EXERCISE GOAL >>
Copy exactly, and only, the lines from the one with "Generate a Python" to the end of the listing; omit pictures.

SOURCE MATERIAL >>
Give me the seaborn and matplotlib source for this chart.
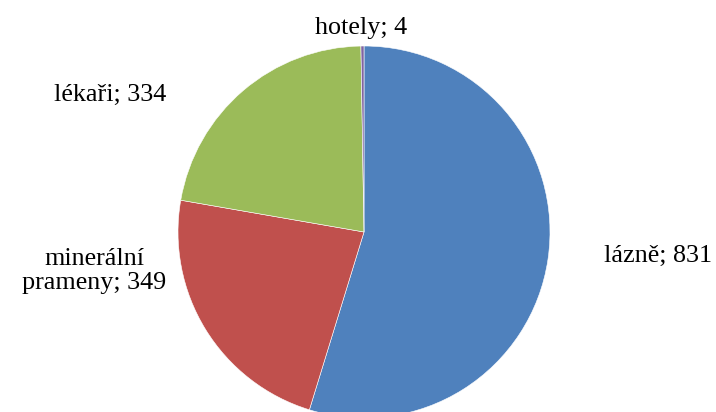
import matplotlib
matplotlib.use("Agg")
import matplotlib.pyplot as plt
import seaborn as sns

# Počet záznamů podle kategorie
categories = ["lázně", "minerální\nprameny", "lékaři", "hotely"]
values = [831, 349, 334, 4]
colors = ["#4F81BD", "#C0504D", "#9BBB59", "#8064A2"]

sns.set_theme(style="white")
plt.rcParams["font.family"] = ["Liberation Serif", "DejaVu Serif"]

W, H = 716, 412
fig = plt.figure(figsize=(W / 100, H / 100), dpi=100)
ax = fig.add_axes([0, 0, 1, 1])

# Work in pixel units so the pie sits exactly where wanted
cx, cy, r = 364, 180, 186
wedges, _ = ax.pie(values, colors=colors, startangle=90, counterclock=False,
                   radius=r, center=(cx, cy),
                   wedgeprops=dict(edgecolor="white", linewidth=0.4))
ax.set_xlim(0, W)
ax.set_ylim(0, H)
ax.set_aspect("equal")
ax.axis("off")

label_pos = [(658, 156), (94, 141), (110, 317), (361, 384)]
for name, val, (x, y) in zip(categories, values, label_pos):
    ax.text(x, y, f"{name}; {val}", ha="center", va="center",
            fontsize=18.8, color="black", linespacing=1.15)

fig.savefig("out.png", dpi=100)
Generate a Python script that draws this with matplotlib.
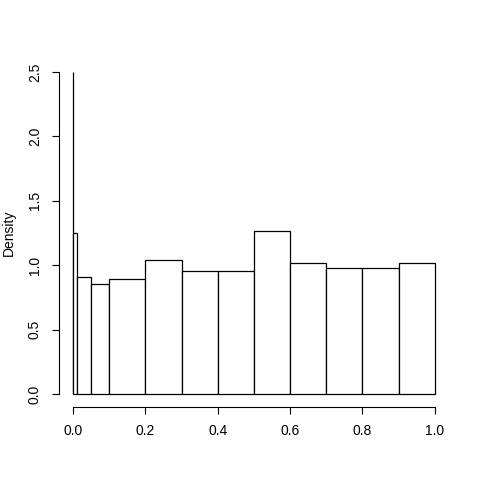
import numpy as np
import matplotlib
matplotlib.use('Agg')
import matplotlib.pyplot as plt

# histogram breaks and densities
breaks = [0.0, 0.001, 0.01, 0.05, 0.1, 0.2, 0.3, 0.4, 0.5, 0.6, 0.7, 0.8, 0.9, 1.0]
density = [2.5, 1.25, 0.91, 0.855, 0.89, 1.04, 0.955, 0.955, 1.265, 1.015, 0.978, 0.978, 1.015]
xticks = [0.0, 0.2, 0.4, 0.6, 0.8, 1.0]
yticks = [0.0, 0.5, 1.0, 1.5, 2.0, 2.5]

plt.rcParams['font.family'] = ['Liberation Sans', 'DejaVu Sans']

fig = plt.figure(figsize=(4.8, 4.8), dpi=100)
ax = fig.add_axes([0.122, 0.152, 0.814, 0.725])

left = np.array(breaks[:-1])
widths = np.diff(breaks)
ax.bar(left, density, width=widths, align='edge', facecolor='white',
       edgecolor='black', linewidth=0.9)

ax.set_xlim(-0.04, 1.04)
ax.set_ylim(-0.1, 2.6)

for s in ['top', 'right']:
    ax.spines[s].set_visible(False)
ax.spines['left'].set_bounds(0, 2.5)
ax.spines['bottom'].set_bounds(0, 1)
ax.spines['left'].set_linewidth(0.8)
ax.spines['bottom'].set_linewidth(0.8)

ax.set_xticks(xticks)
ax.set_xticklabels(['%.1f' % t for t in xticks])
ax.set_yticks(yticks)
ax.set_yticklabels(['%.1f' % t for t in yticks], rotation=90, va='center')
ax.tick_params(length=5, width=0.8, labelsize=10, pad=7)

ax.set_ylabel('Density', fontsize=10, labelpad=9)

plt.savefig('out.png')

SOLVED PROBLEM >>
Generate a Python script that draws this with matplotlib.
import numpy as np
import matplotlib
matplotlib.use('Agg')
import matplotlib.pyplot as plt

# histogram breaks and densities
breaks = [0.0, 0.001, 0.01, 0.05, 0.1, 0.2, 0.3, 0.4, 0.5, 0.6, 0.7, 0.8, 0.9, 1.0]
density = [2.5, 1.25, 0.91, 0.855, 0.89, 1.04, 0.955, 0.955, 1.265, 1.015, 0.978, 0.978, 1.015]
xticks = [0.0, 0.2, 0.4, 0.6, 0.8, 1.0]
yticks = [0.0, 0.5, 1.0, 1.5, 2.0, 2.5]

plt.rcParams['font.family'] = ['Liberation Sans', 'DejaVu Sans']

fig = plt.figure(figsize=(4.8, 4.8), dpi=100)
ax = fig.add_axes([0.122, 0.152, 0.814, 0.725])

left = np.array(breaks[:-1])
widths = np.diff(breaks)
ax.bar(left, density, width=widths, align='edge', facecolor='white',
       edgecolor='black', linewidth=0.9)

ax.set_xlim(-0.04, 1.04)
ax.set_ylim(-0.1, 2.6)

for s in ['top', 'right']:
    ax.spines[s].set_visible(False)
ax.spines['left'].set_bounds(0, 2.5)
ax.spines['bottom'].set_bounds(0, 1)
ax.spines['left'].set_linewidth(0.8)
ax.spines['bottom'].set_linewidth(0.8)

ax.set_xticks(xticks)
ax.set_xticklabels(['%.1f' % t for t in xticks])
ax.set_yticks(yticks)
ax.set_yticklabels(['%.1f' % t for t in yticks], rotation=90, va='center')
ax.tick_params(length=5, width=0.8, labelsize=10, pad=7)

ax.set_ylabel('Density', fontsize=10, labelpad=9)

plt.savefig('out.png')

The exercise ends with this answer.